→ EXERCISE DIRECTIONS: Out of the lines in this data, how many include "seaborn"? Give the number and nothing else.

→ SOURCE DATA:
╔══

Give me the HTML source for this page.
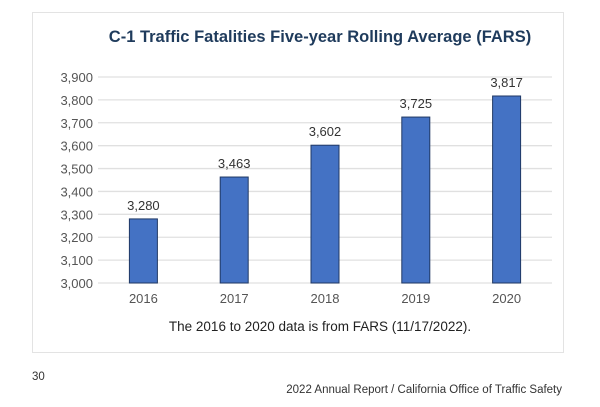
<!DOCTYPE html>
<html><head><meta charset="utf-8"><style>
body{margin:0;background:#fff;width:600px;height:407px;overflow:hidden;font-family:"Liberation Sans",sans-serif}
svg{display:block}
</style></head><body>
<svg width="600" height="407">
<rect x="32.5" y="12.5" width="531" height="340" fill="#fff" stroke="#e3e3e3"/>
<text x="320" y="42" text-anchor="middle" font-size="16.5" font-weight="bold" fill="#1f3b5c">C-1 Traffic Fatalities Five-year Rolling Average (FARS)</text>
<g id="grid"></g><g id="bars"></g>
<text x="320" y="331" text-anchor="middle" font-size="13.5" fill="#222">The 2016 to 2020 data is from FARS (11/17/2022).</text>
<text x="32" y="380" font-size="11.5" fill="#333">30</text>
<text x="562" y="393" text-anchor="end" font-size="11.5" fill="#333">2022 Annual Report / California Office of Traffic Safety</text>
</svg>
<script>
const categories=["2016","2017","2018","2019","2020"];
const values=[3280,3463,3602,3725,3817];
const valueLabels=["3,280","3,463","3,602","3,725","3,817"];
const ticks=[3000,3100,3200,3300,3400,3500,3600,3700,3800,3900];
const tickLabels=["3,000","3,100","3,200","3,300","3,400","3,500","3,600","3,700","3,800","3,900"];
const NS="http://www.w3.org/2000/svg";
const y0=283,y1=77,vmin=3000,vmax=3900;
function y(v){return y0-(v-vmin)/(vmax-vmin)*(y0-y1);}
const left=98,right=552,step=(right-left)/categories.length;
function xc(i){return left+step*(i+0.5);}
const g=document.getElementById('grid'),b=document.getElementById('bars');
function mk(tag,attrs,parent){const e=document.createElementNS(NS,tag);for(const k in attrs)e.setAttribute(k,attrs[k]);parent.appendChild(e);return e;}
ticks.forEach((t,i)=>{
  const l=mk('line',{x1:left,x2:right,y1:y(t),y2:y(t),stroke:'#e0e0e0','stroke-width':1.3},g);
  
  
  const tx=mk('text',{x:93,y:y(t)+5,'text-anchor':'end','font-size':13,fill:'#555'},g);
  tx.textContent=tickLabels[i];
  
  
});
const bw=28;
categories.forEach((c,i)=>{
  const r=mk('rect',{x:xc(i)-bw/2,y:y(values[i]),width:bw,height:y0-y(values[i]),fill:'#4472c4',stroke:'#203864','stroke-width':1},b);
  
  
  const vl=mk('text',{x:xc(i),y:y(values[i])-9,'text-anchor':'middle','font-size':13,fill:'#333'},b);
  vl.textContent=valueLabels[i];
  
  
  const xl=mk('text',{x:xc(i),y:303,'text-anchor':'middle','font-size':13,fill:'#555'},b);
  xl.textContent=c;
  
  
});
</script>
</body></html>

╚══
╔══

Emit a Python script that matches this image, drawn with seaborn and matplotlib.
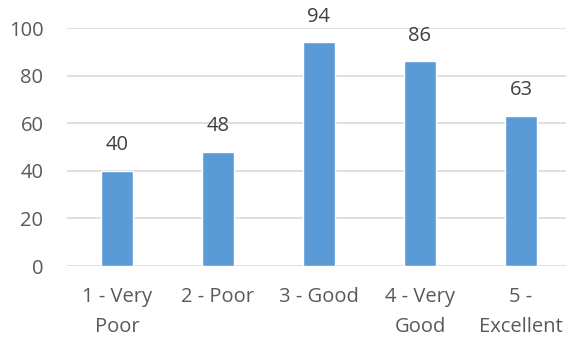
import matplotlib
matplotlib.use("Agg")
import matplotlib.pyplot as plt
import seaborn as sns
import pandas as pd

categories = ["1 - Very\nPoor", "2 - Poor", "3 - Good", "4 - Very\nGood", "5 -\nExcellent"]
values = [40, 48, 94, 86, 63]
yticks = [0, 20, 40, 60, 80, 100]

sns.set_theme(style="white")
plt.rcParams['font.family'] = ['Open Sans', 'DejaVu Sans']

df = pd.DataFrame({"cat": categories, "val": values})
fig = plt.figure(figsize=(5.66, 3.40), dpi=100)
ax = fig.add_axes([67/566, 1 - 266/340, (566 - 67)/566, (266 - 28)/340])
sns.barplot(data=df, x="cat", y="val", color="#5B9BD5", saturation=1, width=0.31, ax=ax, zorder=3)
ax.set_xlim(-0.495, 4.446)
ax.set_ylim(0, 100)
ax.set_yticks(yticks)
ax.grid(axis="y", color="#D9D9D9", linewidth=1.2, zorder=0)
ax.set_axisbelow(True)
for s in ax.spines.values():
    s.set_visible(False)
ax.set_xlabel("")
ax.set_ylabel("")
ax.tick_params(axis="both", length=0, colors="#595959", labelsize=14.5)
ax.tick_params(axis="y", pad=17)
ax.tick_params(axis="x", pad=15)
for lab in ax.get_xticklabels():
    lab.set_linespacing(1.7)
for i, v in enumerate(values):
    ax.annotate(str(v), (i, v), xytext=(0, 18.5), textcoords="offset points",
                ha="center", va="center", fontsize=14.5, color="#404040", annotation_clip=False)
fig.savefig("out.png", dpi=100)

╚══
╔══

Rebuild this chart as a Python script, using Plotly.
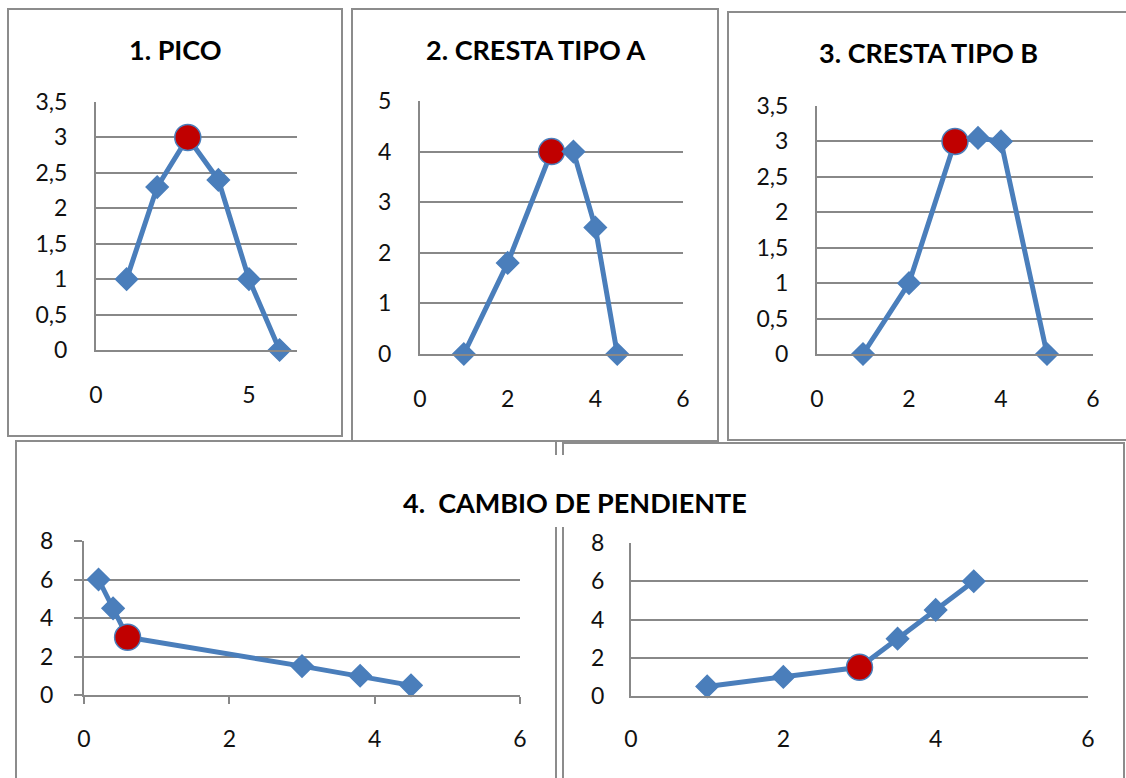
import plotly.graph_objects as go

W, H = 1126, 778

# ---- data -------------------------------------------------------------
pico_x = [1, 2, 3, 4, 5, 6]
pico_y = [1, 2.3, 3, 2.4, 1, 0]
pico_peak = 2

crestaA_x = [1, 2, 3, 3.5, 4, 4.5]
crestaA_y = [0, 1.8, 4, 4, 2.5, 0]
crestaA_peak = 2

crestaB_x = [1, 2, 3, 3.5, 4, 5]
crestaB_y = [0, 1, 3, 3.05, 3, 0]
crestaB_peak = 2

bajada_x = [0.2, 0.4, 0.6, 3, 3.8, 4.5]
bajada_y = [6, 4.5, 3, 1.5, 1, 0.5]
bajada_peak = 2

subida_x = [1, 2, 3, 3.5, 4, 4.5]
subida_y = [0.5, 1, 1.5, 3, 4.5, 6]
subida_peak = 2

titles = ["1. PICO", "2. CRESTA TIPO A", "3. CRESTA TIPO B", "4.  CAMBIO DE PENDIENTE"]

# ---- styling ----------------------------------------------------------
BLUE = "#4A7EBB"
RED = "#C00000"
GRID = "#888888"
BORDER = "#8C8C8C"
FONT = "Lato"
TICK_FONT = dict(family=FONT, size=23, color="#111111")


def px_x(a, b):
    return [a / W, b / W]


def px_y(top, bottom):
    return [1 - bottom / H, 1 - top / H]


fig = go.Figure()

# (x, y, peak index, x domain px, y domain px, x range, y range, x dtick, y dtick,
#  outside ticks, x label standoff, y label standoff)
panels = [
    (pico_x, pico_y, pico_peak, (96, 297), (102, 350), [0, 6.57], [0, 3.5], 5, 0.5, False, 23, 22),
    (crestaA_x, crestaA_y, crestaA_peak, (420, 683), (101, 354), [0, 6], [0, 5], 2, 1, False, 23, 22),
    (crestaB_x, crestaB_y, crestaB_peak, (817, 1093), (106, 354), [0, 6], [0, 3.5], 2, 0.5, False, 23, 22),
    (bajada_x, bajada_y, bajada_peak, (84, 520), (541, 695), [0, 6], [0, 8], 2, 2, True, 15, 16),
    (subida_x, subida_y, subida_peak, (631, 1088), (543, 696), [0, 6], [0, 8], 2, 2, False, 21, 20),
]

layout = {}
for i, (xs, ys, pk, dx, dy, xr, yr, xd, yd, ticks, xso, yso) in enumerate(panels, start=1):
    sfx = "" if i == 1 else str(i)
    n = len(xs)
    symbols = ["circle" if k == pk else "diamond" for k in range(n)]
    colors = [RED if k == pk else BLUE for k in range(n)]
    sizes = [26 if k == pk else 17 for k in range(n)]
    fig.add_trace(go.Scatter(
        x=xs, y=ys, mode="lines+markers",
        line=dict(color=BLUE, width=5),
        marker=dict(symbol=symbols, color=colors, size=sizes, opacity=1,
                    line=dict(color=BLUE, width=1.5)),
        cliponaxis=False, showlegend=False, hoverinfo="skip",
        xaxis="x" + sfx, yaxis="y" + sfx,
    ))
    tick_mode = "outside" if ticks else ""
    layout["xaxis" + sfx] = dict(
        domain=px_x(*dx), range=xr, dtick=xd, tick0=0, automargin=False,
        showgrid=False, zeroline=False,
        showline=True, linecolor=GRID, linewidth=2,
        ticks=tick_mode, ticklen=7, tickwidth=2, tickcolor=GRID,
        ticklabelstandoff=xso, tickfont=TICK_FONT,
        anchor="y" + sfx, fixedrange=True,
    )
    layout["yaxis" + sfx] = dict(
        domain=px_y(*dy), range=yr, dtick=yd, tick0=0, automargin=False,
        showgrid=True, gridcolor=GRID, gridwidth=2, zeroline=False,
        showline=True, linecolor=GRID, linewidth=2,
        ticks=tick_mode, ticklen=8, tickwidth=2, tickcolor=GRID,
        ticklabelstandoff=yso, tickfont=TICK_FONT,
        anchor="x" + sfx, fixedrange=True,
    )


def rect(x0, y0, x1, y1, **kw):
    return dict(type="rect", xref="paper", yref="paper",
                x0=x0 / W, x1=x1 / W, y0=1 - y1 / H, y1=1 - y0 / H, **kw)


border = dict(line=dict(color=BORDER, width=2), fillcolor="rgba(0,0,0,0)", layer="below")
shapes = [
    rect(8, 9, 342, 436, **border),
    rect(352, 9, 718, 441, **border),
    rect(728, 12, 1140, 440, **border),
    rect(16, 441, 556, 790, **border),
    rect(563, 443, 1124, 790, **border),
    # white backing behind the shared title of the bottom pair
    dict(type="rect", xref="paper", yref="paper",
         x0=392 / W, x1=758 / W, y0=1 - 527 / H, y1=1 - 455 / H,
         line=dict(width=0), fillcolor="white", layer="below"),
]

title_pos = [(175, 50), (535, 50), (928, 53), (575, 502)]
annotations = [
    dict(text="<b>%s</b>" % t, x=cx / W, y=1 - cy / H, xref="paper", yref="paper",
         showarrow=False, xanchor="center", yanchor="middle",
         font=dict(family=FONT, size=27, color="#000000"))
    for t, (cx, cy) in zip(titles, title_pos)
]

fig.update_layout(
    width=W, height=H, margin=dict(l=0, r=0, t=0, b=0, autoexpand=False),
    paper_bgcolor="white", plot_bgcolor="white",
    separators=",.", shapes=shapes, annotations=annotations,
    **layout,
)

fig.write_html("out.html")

╚══

→ RESULT FOR THIS TASK: 2